- _Source data_:
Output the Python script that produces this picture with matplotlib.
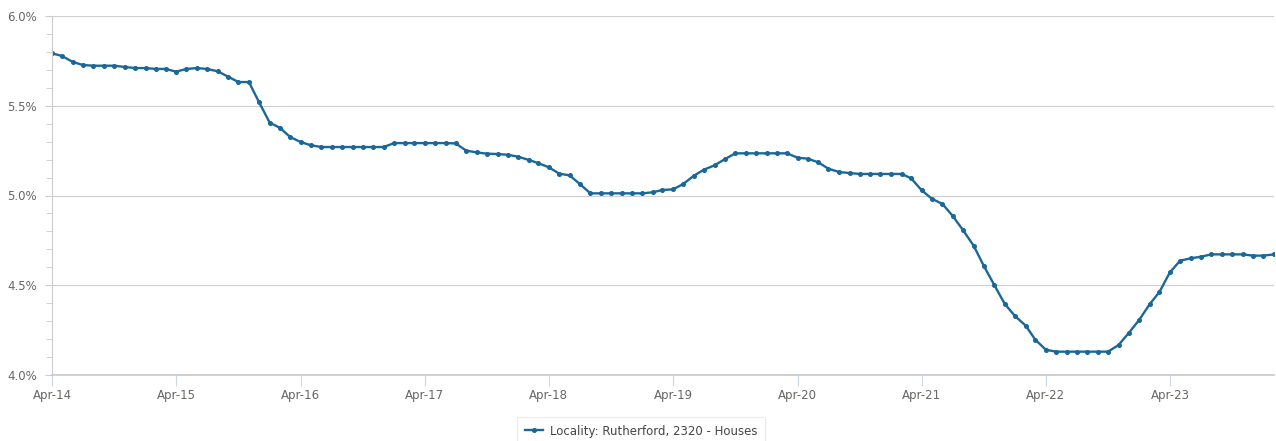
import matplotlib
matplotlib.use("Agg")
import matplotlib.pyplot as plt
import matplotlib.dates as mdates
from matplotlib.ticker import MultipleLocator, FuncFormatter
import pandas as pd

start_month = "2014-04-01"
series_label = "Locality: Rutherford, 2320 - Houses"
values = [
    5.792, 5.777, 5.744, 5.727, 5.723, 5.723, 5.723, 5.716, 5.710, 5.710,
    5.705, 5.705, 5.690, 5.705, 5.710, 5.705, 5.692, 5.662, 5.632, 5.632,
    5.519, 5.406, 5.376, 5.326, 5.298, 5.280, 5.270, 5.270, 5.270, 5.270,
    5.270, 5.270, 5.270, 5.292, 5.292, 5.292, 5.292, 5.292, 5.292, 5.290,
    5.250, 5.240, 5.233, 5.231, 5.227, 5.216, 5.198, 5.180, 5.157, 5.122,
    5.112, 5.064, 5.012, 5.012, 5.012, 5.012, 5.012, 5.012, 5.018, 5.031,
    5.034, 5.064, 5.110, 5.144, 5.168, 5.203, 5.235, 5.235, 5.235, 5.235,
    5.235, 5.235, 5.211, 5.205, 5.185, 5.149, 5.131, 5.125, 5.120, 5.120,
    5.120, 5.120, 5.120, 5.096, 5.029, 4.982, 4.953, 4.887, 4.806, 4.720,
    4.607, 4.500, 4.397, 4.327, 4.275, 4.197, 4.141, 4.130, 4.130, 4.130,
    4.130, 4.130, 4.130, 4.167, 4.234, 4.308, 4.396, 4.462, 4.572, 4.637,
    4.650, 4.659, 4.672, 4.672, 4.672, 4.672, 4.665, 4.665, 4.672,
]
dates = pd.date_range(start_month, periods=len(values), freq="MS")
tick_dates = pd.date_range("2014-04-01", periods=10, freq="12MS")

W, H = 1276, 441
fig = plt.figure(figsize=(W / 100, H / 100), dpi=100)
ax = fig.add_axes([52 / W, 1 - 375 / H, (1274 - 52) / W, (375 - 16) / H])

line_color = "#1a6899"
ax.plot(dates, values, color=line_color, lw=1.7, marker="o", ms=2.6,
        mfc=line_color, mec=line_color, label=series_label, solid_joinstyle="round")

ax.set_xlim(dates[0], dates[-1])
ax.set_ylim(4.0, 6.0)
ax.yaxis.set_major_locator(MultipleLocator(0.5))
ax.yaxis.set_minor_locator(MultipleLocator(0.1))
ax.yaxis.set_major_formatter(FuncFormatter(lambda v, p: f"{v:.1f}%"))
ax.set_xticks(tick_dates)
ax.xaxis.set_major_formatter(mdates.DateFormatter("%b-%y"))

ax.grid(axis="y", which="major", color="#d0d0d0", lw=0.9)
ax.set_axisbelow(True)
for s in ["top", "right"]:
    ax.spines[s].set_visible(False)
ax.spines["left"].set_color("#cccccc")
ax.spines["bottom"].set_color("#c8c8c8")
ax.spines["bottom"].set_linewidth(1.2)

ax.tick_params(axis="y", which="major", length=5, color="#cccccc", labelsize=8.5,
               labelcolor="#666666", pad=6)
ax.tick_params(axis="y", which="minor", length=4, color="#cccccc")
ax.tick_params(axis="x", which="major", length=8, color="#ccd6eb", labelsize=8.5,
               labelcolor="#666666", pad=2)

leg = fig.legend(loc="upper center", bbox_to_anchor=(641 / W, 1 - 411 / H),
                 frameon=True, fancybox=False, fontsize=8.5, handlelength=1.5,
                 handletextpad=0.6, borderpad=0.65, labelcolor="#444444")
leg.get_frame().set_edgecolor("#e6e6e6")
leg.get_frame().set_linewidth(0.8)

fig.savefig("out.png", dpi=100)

- _Short problem_:
Read through the lines above and collect those that contain the string "matplotlib".

- _Solution for this exercise_:
Output the Python script that produces this picture with matplotlib.
import matplotlib
matplotlib.use("Agg")
import matplotlib.pyplot as plt
import matplotlib.dates as mdates
from matplotlib.ticker import MultipleLocator, FuncFormatter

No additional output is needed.